* **DATASET EXTRACT**:

++++++++++++++++++++

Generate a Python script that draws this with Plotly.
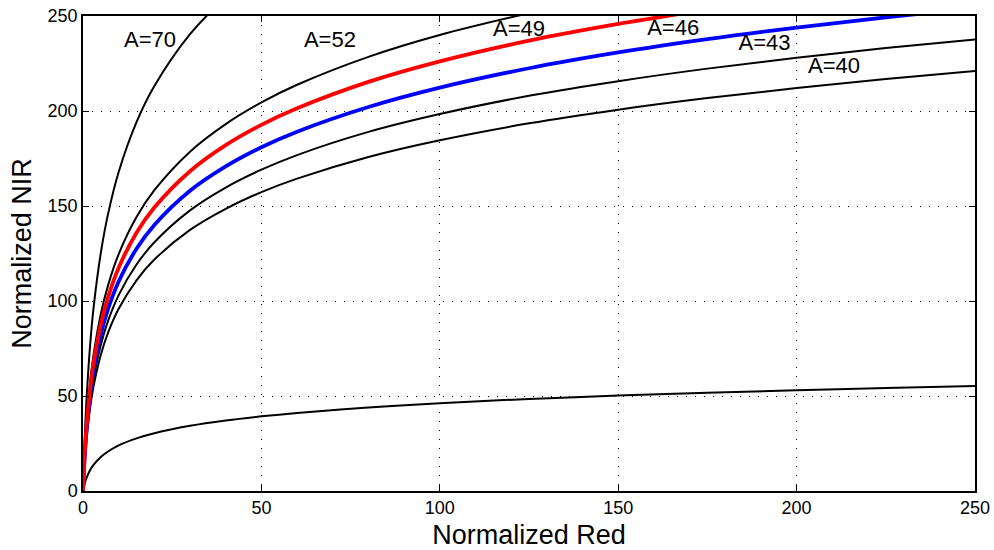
import plotly.graph_objects as go

# Normalized Red sample positions
red = [0, 0.5, 1, 2, 3, 5, 7, 10, 15, 20, 30, 40, 50, 60, 80, 100, 125, 150, 175, 200, 225, 250]

# Normalized NIR values
nir_10 = [0, 4.1, 6.9, 11.0, 13.9, 17.9, 20.8, 24.0, 27.7, 30.4, 34.3, 37.1, 39.3, 41.1, 43.9, 46.2, 48.4, 50.2, 51.7, 53.0, 54.2, 55.3]
nir_40 = [0, 16.2, 27.7, 43.9, 55.5, 71.7, 83.2, 95.9, 110.9, 121.8, 137.4, 148.5, 157.3, 164.4, 175.8, 184.6, 193.5, 200.7, 206.8, 212.1, 216.8, 221.0]
nir_43 = [0, 17.4, 29.8, 47.2, 59.6, 77.0, 89.4, 103.1, 119.2, 130.9, 147.7, 159.7, 169.1, 176.8, 189.0, 198.4, 208.0, 215.7, 222.3, 228.0, 233.1, 237.6]
nir_46 = [0, 18.7, 31.9, 50.5, 63.8, 82.4, 95.7, 110.3, 127.5, 140.0, 158.0, 170.8, 180.9, 189.1, 202.1, 212.3, 222.5, 230.8, 237.8, 243.9, 249.3, 254.2]
nir_49 = [0, 19.9, 34.0, 53.8, 67.9, 87.8, 101.9, 117.5, 135.9, 149.2, 168.3, 182.0, 192.7, 201.4, 215.3, 226.1, 237.0, 245.8, 253.4]
nir_52 = [0, 21.1, 36.0, 57.1, 72.1, 93.2, 108.1, 124.7, 144.2, 158.3, 178.6, 193.1, 204.5, 213.8, 228.5, 240.0, 251.5]
nir_70 = [0, 28.4, 48.5, 76.9, 97.0, 125.4, 145.6, 167.9, 194.1, 213.1, 240.4, 260.0]

# Curve labels
label_text = ["A=70", "A=52", "A=49", "A=46", "A=43", "A=40"]
label_x = [18.8, 69.2, 122.2, 165.4, 191.0, 210.5]
label_y = [236.8, 236.8, 242.6, 243.0, 235.0, 223.0]

x_ticks = [0, 50, 100, 150, 200, 250]
y_ticks = [0, 50, 100, 150, 200, 250]

FONT = "Liberation Sans, Arial, sans-serif"

curves = [
    (nir_10, "black", 2.0),
    (nir_40, "black", 2.0),
    (nir_43, "black", 2.0),
    (nir_52, "black", 2.0),
    (nir_70, "black", 2.0),
    (nir_46, "blue", 3.8),
    (nir_49, "red", 3.8),
]

fig = go.Figure()
for vals, color, w in curves:
    fig.add_trace(go.Scatter(
        x=red[:len(vals)], y=vals, mode="lines",
        line=dict(color=color, width=w, shape="spline", smoothing=1.0),
        showlegend=False, hoverinfo="skip",
    ))

fig.add_trace(go.Scatter(
    x=label_x, y=label_y, mode="text", text=label_text,
    textfont=dict(family=FONT, size=22, color="black"),
    showlegend=False, hoverinfo="skip",
))

axis_common = dict(
    showline=True, linecolor="black", linewidth=1.5, mirror="ticks",
    ticks="inside", ticklen=6, tickwidth=1, tickcolor="black",
    showgrid=True, gridcolor="black", gridwidth=1, griddash="1px,8px",
    zeroline=False, automargin=False,
    tickfont=dict(family=FONT, size=18, color="black"),
)

fig.update_xaxes(range=[0, 250], tickvals=x_ticks, ticktext=[str(v) for v in x_ticks],
                 title=dict(text="Normalized Red", font=dict(family=FONT, size=27, color="black"), standoff=8),
                 **axis_common)
fig.update_yaxes(range=[0, 250], tickvals=y_ticks, ticktext=[str(v) for v in y_ticks],
                 title=dict(text="Normalized NIR", font=dict(family=FONT, size=27, color="black"), standoff=8),
                 **axis_common)

fig.update_layout(
    width=994, height=550,
    margin=dict(l=83, r=19, t=16, b=59),
    plot_bgcolor="white", paper_bgcolor="white",
)

fig.write_html("out.html")
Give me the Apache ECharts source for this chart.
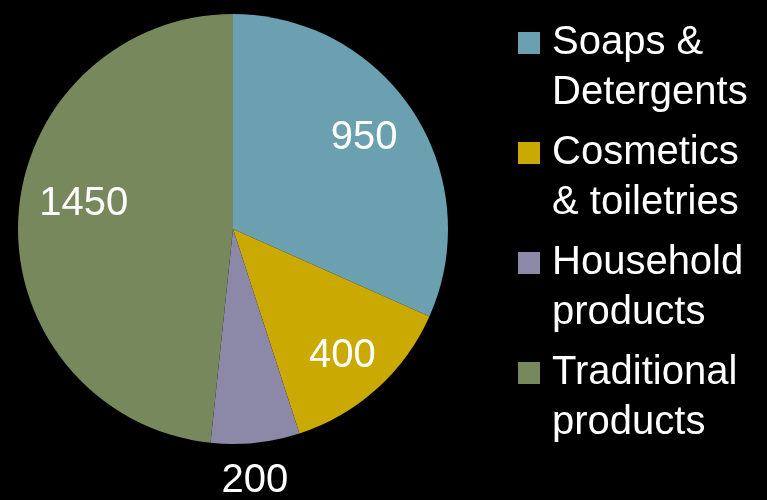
<!DOCTYPE html>
<html>
<head>
<meta charset="utf-8">
<script src="https://cdn.jsdelivr.net/npm/echarts@6/dist/echarts.min.js"></script>
<style>
html,body{margin:0;padding:0;background:#000;}
#c{width:767px;height:500px;}
</style>
</head>
<body>
<div id="c"></div>
<script>
// ---- data ----
const categories = ['Soaps &\nDetergents', 'Cosmetics\n& toiletries', 'Household\nproducts', 'Traditional\nproducts'];
const values = [950, 400, 200, 1450];
const colors = ['#6BA0B0', '#C9A902', '#8C88A8', '#77885C'];
// label placement: fraction of radius, angular nudge (deg)
const labelRadius = [0.745, 0.775, 1.17, 0.705];
const labelNudge = [-2, 1, 1, 7];

const CX = 233, CY = 229, R = 215;
const total = values.reduce((a, b) => a + b, 0);

const chart = echarts.init(document.getElementById('c'));
chart.setOption({
  backgroundColor: '#000',
  animation: false,
  legend: {
    orient: 'vertical',
    left: 518,
    top: -32,
    padding: 0,
    itemWidth: 22,
    itemHeight: 22,
    itemGap: -40,
    icon: 'rect',
    data: categories,
    formatter: function (name) { return '\n' + name; },
    textStyle: {
      color: '#fff',
      fontSize: 40,
      lineHeight: 50,
      fontFamily: 'Liberation Sans',
      padding: [0, 0, 0, 7]
    }
  },
  series: [{
    type: 'pie',
    center: [CX, CY],
    radius: R,
    startAngle: 90,
    clockwise: true,
    avoidLabelOverlap: false,
    label: {
      show: true,
      position: 'inside',
      color: '#fff',
      fontSize: 40,
      fontFamily: 'Liberation Sans',
      formatter: '{c}'
    },
    labelLine: { show: false },
    labelLayout: function (p) {
      const i = p.dataIndex;
      let before = 0;
      for (let j = 0; j < i; j++) before += values[j];
      const mid = (before + values[i] / 2) / total * 360 + labelNudge[i];
      const a = mid * Math.PI / 180;
      const r = labelRadius[i] * R;
      return {
        x: CX + r * Math.sin(a),
        y: CY - r * Math.cos(a) + 1,
        align: 'center',
        verticalAlign: 'middle'
      };
    },
    emphasis: { disabled: true },
    data: categories.map((n, i) => ({
      name: n,
      value: values[i],
      itemStyle: { color: colors[i] }
    }))
  }]
});
</script>
</body>
</html>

++++++++++++++++++++

* **AIM**: Copy, word for word, the entries above from the first line to the line that holds "200, 225, 250]". Drop the pictures.

* **THE OUTPUT**:
Generate a Python script that draws this with Plotly.
import plotly.graph_objects as go

# Normalized Red sample positions
red = [0, 0.5, 1, 2, 3, 5, 7, 10, 15, 20, 30, 40, 50, 60, 80, 100, 125, 150, 175, 200, 225, 250]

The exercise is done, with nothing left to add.